Provided material:
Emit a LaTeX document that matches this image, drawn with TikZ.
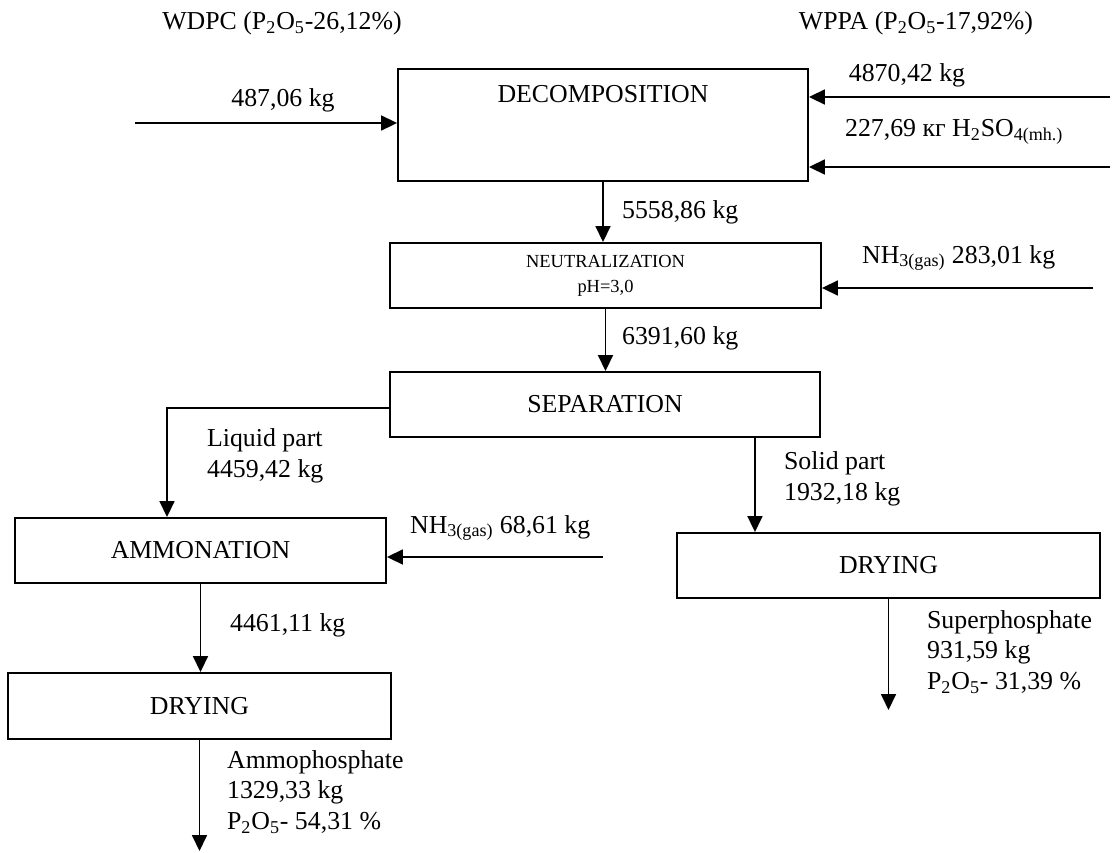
\documentclass[tikz,border=0pt]{standalone}
\usepackage{fontspec}
\setmainfont{Liberation Serif}
\usetikzlibrary{arrows.meta,positioning}

\begin{document}
\begin{tikzpicture}[
  x=0.02cm, y=-0.02cm,
  font=\fontsize{14.7}{17.4}\selectfont,
  procbox/.style={
    draw,
    line width=1.1pt,
    minimum height=1.3cm,
    inner sep=2pt
    },
  flow/.style={
    line width=1pt,
    -{Triangle[width=0.3cm,length=0.32cm]}
  },
  lbl/.style={inner sep=1pt, anchor=west, align=left}
]
\useasboundingbox (0,0) rectangle (1112,852);

% process units
\node[procbox, minimum width=8.2cm, minimum height=2.24cm] (decomp) at (603,125) {};
\node (decomptxt) at ([yshift=-0.52cm]decomp.north) {DECOMPOSITION};
\node[procbox, minimum width=8.62cm, align=center,
      font=\fontsize{10.5}{14.2}\selectfont] (neutr) at (605.5,275.5) {NEUTRALIZATION\\pH=3,0};
\node[procbox, minimum width=8.6cm] (separ) at (605,404.5) {SEPARATION};
\node[procbox, minimum width=7.42cm] (ammon) at (200.5,550.5) {AMMONATION};
\node[procbox, minimum width=7.66cm, minimum height=1.32cm] (dryL) at (199.5,706) {DRYING};
\node[procbox, minimum width=8.46cm] (dryR) at (888.5,565.5) {DRYING};

% free ends
\coordinate (wdpcin) at (135,123);
\coordinate (wppain) at (1110,97);
\coordinate (acidin) at (1110,167);
\coordinate (nhin1) at (1093,288);
\coordinate (nhin2) at (603,557);
\coordinate (ammoout) at (198,851);
\coordinate (superout) at (888,710);

% streams
\draw[flow] (wdpcin) -- (wdpcin -| decomp.west);
\draw[flow] (wppain) -- (wppain -| decomp.east);
\draw[flow] (acidin) -- (acidin -| decomp.east);
\draw[flow] (decomp.south) -- (decomp.south |- neutr.north);
\draw[flow] (nhin1) -- (nhin1 -| neutr.east);
\draw[flow] (neutr.south) -- (neutr.south |- separ.north);
\draw[flow] ([yshift=-0.07cm]separ.west) -| ([xshift=-0.67cm]ammon.north);
\draw[flow] ([xshift=3cm]separ.south) -- ([xshift=3cm]separ.south |- dryR.north);
\draw[flow] (nhin2) -- (nhin2 -| ammon.east);
\draw[flow] (ammon.south) -- (ammon.south |- dryL.north);
\draw[flow] (dryL.south) -- (dryL.south |- ammoout);
\draw[flow] (dryR.south) -- (dryR.south |- superout);

% labels
\node (wdpc) at (282,23) {WDPC (P\textsubscript{2}O\textsubscript{5}-26,12\%)};
\node (wppa) at (916,23) {WPPA (P\textsubscript{2}O\textsubscript{5}-17,92\%)};
\node (m487) at (283,100) {487,06 kg};
\node (m4870) at (907,75) {4870,42 kg};
\node[lbl] (acid) at (843,132) {227,69 кг H\textsubscript{2}SO\textsubscript{4(mh.)}};
\node[lbl] (m5558) at (620,212) {5558,86 kg};
\node[lbl] (nh3a) at (860,258) {NH\textsubscript{3(gas)} 283,01 kg};
\node[lbl] (m6391) at (620,338) {6391,60 kg};
\node[lbl] (liquid) at (205,456) {Liquid part\\4459,42 kg};
\node[lbl] (nh3b) at (408,528) {NH\textsubscript{3(gas)} 68,61 kg};
\node[lbl] (solid) at (782,479) {Solid part\\1932,18 kg};
\node[lbl] (m4461) at (228,625) {4461,11 kg};
\node[lbl] (ammoph) at (225,792) {Ammophosphate\\1329,33 kg\\P\textsubscript{2}O\textsubscript{5}- 54,31 \%};
\node[lbl] (superph) at (925,652) {Superphosphate\\931,59 kg\\P\textsubscript{2}O\textsubscript{5}- 31,39 \%};

\end{tikzpicture}
\end{document}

What to do:
Transcribe the full listing above exactly, with the images removed.

Exercise solution:
Emit a LaTeX document that matches this image, drawn with TikZ.
\documentclass[tikz,border=0pt]{standalone}
\usepackage{fontspec}
\setmainfont{Liberation Serif}
\usetikzlibrary{arrows.meta,positioning}

\begin{document}
\begin{tikzpicture}[
  x=0.02cm, y=-0.02cm,
  font=\fontsize{14.7}{17.4}\selectfont,
  procbox/.style={
    draw,
    line width=1.1pt,
    minimum height=1.3cm,
    inner sep=2pt
    },
  flow/.style={
    line width=1pt,
    -{Triangle[width=0.3cm,length=0.32cm]}
  },
  lbl/.style={inner sep=1pt, anchor=west, align=left}
]
\useasboundingbox (0,0) rectangle (1112,852);

% process units
\node[procbox, minimum width=8.2cm, minimum height=2.24cm] (decomp) at (603,125) {};
\node (decomptxt) at ([yshift=-0.52cm]decomp.north) {DECOMPOSITION};
\node[procbox, minimum width=8.62cm, align=center,
      font=\fontsize{10.5}{14.2}\selectfont] (neutr) at (605.5,275.5) {NEUTRALIZATION\\pH=3,0};
\node[procbox, minimum width=8.6cm] (separ) at (605,404.5) {SEPARATION};
\node[procbox, minimum width=7.42cm] (ammon) at (200.5,550.5) {AMMONATION};
\node[procbox, minimum width=7.66cm, minimum height=1.32cm] (dryL) at (199.5,706) {DRYING};
\node[procbox, minimum width=8.46cm] (dryR) at (888.5,565.5) {DRYING};

% free ends
\coordinate (wdpcin) at (135,123);
\coordinate (wppain) at (1110,97);
\coordinate (acidin) at (1110,167);
\coordinate (nhin1) at (1093,288);
\coordinate (nhin2) at (603,557);
\coordinate (ammoout) at (198,851);
\coordinate (superout) at (888,710);

% streams
\draw[flow] (wdpcin) -- (wdpcin -| decomp.west);
\draw[flow] (wppain) -- (wppain -| decomp.east);
\draw[flow] (acidin) -- (acidin -| decomp.east);
\draw[flow] (decomp.south) -- (decomp.south |- neutr.north);
\draw[flow] (nhin1) -- (nhin1 -| neutr.east);
\draw[flow] (neutr.south) -- (neutr.south |- separ.north);
\draw[flow] ([yshift=-0.07cm]separ.west) -| ([xshift=-0.67cm]ammon.north);
\draw[flow] ([xshift=3cm]separ.south) -- ([xshift=3cm]separ.south |- dryR.north);
\draw[flow] (nhin2) -- (nhin2 -| ammon.east);
\draw[flow] (ammon.south) -- (ammon.south |- dryL.north);
\draw[flow] (dryL.south) -- (dryL.south |- ammoout);
\draw[flow] (dryR.south) -- (dryR.south |- superout);

% labels
\node (wdpc) at (282,23) {WDPC (P\textsubscript{2}O\textsubscript{5}-26,12\%)};
\node (wppa) at (916,23) {WPPA (P\textsubscript{2}O\textsubscript{5}-17,92\%)};
\node (m487) at (283,100) {487,06 kg};
\node (m4870) at (907,75) {4870,42 kg};
\node[lbl] (acid) at (843,132) {227,69 кг H\textsubscript{2}SO\textsubscript{4(mh.)}};
\node[lbl] (m5558) at (620,212) {5558,86 kg};
\node[lbl] (nh3a) at (860,258) {NH\textsubscript{3(gas)} 283,01 kg};
\node[lbl] (m6391) at (620,338) {6391,60 kg};
\node[lbl] (liquid) at (205,456) {Liquid part\\4459,42 kg};
\node[lbl] (nh3b) at (408,528) {NH\textsubscript{3(gas)} 68,61 kg};
\node[lbl] (solid) at (782,479) {Solid part\\1932,18 kg};
\node[lbl] (m4461) at (228,625) {4461,11 kg};
\node[lbl] (ammoph) at (225,792) {Ammophosphate\\1329,33 kg\\P\textsubscript{2}O\textsubscript{5}- 54,31 \%};
\node[lbl] (superph) at (925,652) {Superphosphate\\931,59 kg\\P\textsubscript{2}O\textsubscript{5}- 31,39 \%};

\end{tikzpicture}
\end{document}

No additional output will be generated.